◆ **DIRECTION**
Write out all the lines again, precisely as they stand, but without the images.

(Extracted records)

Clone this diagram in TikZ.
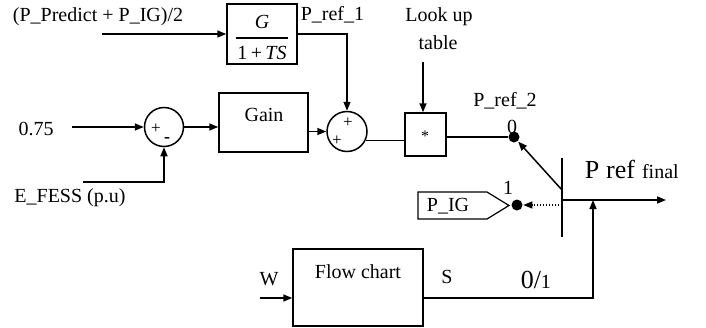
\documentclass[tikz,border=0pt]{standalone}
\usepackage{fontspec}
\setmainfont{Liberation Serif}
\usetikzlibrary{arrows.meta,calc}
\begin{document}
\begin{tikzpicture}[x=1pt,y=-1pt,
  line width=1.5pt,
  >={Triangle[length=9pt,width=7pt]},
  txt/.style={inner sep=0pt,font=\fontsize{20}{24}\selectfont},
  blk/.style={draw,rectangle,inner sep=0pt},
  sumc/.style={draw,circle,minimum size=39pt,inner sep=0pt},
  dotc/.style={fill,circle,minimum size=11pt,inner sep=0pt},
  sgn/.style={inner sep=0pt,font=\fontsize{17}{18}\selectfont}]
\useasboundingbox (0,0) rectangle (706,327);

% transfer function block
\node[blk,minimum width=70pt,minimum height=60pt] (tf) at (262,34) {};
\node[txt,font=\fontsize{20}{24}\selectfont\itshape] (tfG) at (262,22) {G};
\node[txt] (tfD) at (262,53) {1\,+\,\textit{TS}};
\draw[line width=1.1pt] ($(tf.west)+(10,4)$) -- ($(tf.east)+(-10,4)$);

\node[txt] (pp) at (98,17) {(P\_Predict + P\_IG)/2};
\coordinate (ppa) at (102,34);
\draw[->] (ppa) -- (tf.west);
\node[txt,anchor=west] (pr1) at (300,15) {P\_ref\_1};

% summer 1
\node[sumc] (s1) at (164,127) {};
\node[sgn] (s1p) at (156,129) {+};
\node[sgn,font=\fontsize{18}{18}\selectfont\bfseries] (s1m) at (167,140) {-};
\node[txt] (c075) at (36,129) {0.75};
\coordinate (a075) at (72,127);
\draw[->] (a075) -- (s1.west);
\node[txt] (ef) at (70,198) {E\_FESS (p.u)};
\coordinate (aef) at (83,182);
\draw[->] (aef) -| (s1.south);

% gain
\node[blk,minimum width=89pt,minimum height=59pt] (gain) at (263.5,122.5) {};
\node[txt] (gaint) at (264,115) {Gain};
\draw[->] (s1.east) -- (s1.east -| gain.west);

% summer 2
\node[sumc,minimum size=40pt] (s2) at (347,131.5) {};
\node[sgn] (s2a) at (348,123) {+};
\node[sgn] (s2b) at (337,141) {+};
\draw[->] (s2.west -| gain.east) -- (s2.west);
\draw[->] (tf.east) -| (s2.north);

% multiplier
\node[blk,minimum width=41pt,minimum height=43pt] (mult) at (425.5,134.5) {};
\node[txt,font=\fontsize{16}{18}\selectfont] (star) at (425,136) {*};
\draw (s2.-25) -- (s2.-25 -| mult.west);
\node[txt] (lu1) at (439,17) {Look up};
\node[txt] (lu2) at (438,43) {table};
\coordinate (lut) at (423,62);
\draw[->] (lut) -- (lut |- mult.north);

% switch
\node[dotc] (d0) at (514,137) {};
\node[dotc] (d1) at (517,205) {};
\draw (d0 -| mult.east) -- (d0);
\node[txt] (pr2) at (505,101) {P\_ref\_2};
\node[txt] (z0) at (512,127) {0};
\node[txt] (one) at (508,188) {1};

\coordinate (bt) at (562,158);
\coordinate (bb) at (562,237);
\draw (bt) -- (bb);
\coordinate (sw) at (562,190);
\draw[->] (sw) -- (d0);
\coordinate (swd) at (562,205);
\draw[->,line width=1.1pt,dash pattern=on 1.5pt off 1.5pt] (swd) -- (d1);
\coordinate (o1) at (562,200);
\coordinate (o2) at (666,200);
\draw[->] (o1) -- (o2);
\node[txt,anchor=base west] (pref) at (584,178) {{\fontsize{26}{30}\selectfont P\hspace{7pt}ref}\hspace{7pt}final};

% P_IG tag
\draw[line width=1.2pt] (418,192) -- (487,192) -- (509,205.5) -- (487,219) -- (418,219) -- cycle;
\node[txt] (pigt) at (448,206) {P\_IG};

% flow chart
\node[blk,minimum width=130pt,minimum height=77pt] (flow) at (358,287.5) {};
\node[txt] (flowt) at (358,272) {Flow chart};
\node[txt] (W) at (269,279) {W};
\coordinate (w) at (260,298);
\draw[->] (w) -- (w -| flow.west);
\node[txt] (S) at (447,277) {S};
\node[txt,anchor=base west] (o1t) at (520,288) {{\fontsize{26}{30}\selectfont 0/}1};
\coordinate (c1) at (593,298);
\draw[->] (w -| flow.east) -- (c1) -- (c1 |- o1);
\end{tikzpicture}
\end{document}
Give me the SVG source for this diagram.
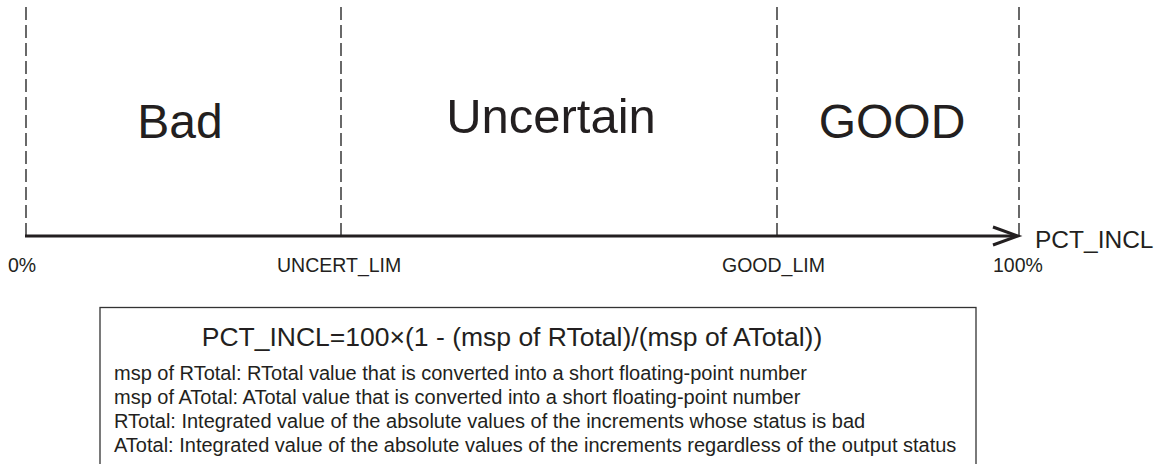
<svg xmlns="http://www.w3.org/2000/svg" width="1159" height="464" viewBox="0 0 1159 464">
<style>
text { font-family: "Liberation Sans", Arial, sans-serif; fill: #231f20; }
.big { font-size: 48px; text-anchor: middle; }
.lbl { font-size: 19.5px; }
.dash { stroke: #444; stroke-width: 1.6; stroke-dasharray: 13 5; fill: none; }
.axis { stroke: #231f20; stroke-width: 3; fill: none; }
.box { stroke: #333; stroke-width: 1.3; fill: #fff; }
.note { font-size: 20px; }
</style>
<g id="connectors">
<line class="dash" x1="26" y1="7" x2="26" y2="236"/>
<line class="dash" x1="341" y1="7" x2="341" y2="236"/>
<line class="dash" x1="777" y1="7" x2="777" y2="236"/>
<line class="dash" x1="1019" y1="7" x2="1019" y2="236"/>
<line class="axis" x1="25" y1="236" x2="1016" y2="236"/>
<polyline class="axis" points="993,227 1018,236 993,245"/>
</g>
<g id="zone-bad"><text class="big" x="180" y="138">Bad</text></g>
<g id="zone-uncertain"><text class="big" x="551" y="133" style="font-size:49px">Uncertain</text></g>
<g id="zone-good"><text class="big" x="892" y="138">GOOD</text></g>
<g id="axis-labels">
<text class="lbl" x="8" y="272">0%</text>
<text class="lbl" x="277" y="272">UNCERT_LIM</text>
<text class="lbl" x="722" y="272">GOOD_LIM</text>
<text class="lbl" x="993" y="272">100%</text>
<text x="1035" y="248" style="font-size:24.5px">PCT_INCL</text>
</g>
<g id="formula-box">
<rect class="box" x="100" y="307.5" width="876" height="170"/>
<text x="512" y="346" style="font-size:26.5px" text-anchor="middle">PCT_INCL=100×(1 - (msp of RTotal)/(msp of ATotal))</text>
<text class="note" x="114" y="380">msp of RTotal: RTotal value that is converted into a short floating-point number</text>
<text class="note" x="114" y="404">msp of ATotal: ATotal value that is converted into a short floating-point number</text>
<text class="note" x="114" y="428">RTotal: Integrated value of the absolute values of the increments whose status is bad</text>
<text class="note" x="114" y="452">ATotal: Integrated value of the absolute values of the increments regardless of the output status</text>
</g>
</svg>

◆ **RESPONSE BELOW**
Clone this diagram in TikZ.
\documentclass[tikz,border=0pt]{standalone}
\usepackage{fontspec}
\setmainfont{Liberation Serif}
\usetikzlibrary{arrows.meta,calc}
\begin{document}
\begin{tikzpicture}[x=1pt,y=-1pt,
  line width=1.5pt,
  >={Triangle[length=9pt,width=7pt]},
  txt/.style={inner sep=0pt,font=\fontsize{20}{24}\selectfont},
  blk/.style={draw,rectangle,inner sep=0pt},
  sumc/.style={draw,circle,minimum size=39pt,inner sep=0pt},
  dotc/.style={fill,circle,minimum size=11pt,inner sep=0pt},
  sgn/.style={inner sep=0pt,font=\fontsize{17}{18}\selectfont}]
\useasboundingbox (0,0) rectangle (706,327);

% transfer function block
\node[blk,minimum width=70pt,minimum height=60pt] (tf) at (262,34) {};
\node[txt,font=\fontsize{20}{24}\selectfont\itshape] (tfG) at (262,22) {G};
\node[txt] (tfD) at (262,53) {1\,+\,\textit{TS}};
\draw[line width=1.1pt] ($(tf.west)+(10,4)$) -- ($(tf.east)+(-10,4)$);

\node[txt] (pp) at (98,17) {(P\_Predict + P\_IG)/2};
\coordinate (ppa) at (102,34);
\draw[->] (ppa) -- (tf.west);
\node[txt,anchor=west] (pr1) at (300,15) {P\_ref\_1};

% summer 1
\node[sumc] (s1) at (164,127) {};
\node[sgn] (s1p) at (156,129) {+};
\node[sgn,font=\fontsize{18}{18}\selectfont\bfseries] (s1m) at (167,140) {-};
\node[txt] (c075) at (36,129) {0.75};
\coordinate (a075) at (72,127);
\draw[->] (a075) -- (s1.west);
\node[txt] (ef) at (70,198) {E\_FESS (p.u)};
\coordinate (aef) at (83,182);
\draw[->] (aef) -| (s1.south);

% gain
\node[blk,minimum width=89pt,minimum height=59pt] (gain) at (263.5,122.5) {};
\node[txt] (gaint) at (264,115) {Gain};
\draw[->] (s1.east) -- (s1.east -| gain.west);

% summer 2
\node[sumc,minimum size=40pt] (s2) at (347,131.5) {};
\node[sgn] (s2a) at (348,123) {+};
\node[sgn] (s2b) at (337,141) {+};
\draw[->] (s2.west -| gain.east) -- (s2.west);
\draw[->] (tf.east) -| (s2.north);

% multiplier
\node[blk,minimum width=41pt,minimum height=43pt] (mult) at (425.5,134.5) {};
\node[txt,font=\fontsize{16}{18}\selectfont] (star) at (425,136) {*};
\draw (s2.-25) -- (s2.-25 -| mult.west);
\node[txt] (lu1) at (439,17) {Look up};
\node[txt] (lu2) at (438,43) {table};
\coordinate (lut) at (423,62);
\draw[->] (lut) -- (lut |- mult.north);

% switch
\node[dotc] (d0) at (514,137) {};
\node[dotc] (d1) at (517,205) {};
\draw (d0 -| mult.east) -- (d0);
\node[txt] (pr2) at (505,101) {P\_ref\_2};
\node[txt] (z0) at (512,127) {0};
\node[txt] (one) at (508,188) {1};

\coordinate (bt) at (562,158);
\coordinate (bb) at (562,237);
\draw (bt) -- (bb);
\coordinate (sw) at (562,190);
\draw[->] (sw) -- (d0);
\coordinate (swd) at (562,205);
\draw[->,line width=1.1pt,dash pattern=on 1.5pt off 1.5pt] (swd) -- (d1);
\coordinate (o1) at (562,200);
\coordinate (o2) at (666,200);
\draw[->] (o1) -- (o2);
\node[txt,anchor=base west] (pref) at (584,178) {{\fontsize{26}{30}\selectfont P\hspace{7pt}ref}\hspace{7pt}final};

% P_IG tag
\draw[line width=1.2pt] (418,192) -- (487,192) -- (509,205.5) -- (487,219) -- (418,219) -- cycle;
\node[txt] (pigt) at (448,206) {P\_IG};

% flow chart
\node[blk,minimum width=130pt,minimum height=77pt] (flow) at (358,287.5) {};
\node[txt] (flowt) at (358,272) {Flow chart};
\node[txt] (W) at (269,279) {W};
\coordinate (w) at (260,298);
\draw[->] (w) -- (w -| flow.west);
\node[txt] (S) at (447,277) {S};
\node[txt,anchor=base west] (o1t) at (520,288) {{\fontsize{26}{30}\selectfont 0/}1};
\coordinate (c1) at (593,298);
\draw[->] (w -| flow.east) -- (c1) -- (c1 |- o1);
\end{tikzpicture}
\end{document}
Give me the SVG source for this diagram.
<svg xmlns="http://www.w3.org/2000/svg" width="1159" height="464" viewBox="0 0 1159 464">
<style>
text { font-family: "Liberation Sans", Arial, sans-serif; fill: #231f20; }
.big { font-size: 48px; text-anchor: middle; }
.lbl { font-size: 19.5px; }
.dash { stroke: #444; stroke-width: 1.6; stroke-dasharray: 13 5; fill: none; }
.axis { stroke: #231f20; stroke-width: 3; fill: none; }
.box { stroke: #333; stroke-width: 1.3; fill: #fff; }
.note { font-size: 20px; }
</style>
<g id="connectors">
<line class="dash" x1="26" y1="7" x2="26" y2="236"/>
<line class="dash" x1="341" y1="7" x2="341" y2="236"/>
<line class="dash" x1="777" y1="7" x2="777" y2="236"/>
<line class="dash" x1="1019" y1="7" x2="1019" y2="236"/>
<line class="axis" x1="25" y1="236" x2="1016" y2="236"/>
<polyline class="axis" points="993,227 1018,236 993,245"/>
</g>
<g id="zone-bad"><text class="big" x="180" y="138">Bad</text></g>
<g id="zone-uncertain"><text class="big" x="551" y="133" style="font-size:49px">Uncertain</text></g>
<g id="zone-good"><text class="big" x="892" y="138">GOOD</text></g>
<g id="axis-labels">
<text class="lbl" x="8" y="272">0%</text>
<text class="lbl" x="277" y="272">UNCERT_LIM</text>
<text class="lbl" x="722" y="272">GOOD_LIM</text>
<text class="lbl" x="993" y="272">100%</text>
<text x="1035" y="248" style="font-size:24.5px">PCT_INCL</text>
</g>
<g id="formula-box">
<rect class="box" x="100" y="307.5" width="876" height="170"/>
<text x="512" y="346" style="font-size:26.5px" text-anchor="middle">PCT_INCL=100×(1 - (msp of RTotal)/(msp of ATotal))</text>
<text class="note" x="114" y="380">msp of RTotal: RTotal value that is converted into a short floating-point number</text>
<text class="note" x="114" y="404">msp of ATotal: ATotal value that is converted into a short floating-point number</text>
<text class="note" x="114" y="428">RTotal: Integrated value of the absolute values of the increments whose status is bad</text>
<text class="note" x="114" y="452">ATotal: Integrated value of the absolute values of the increments regardless of the output status</text>
</g>
</svg>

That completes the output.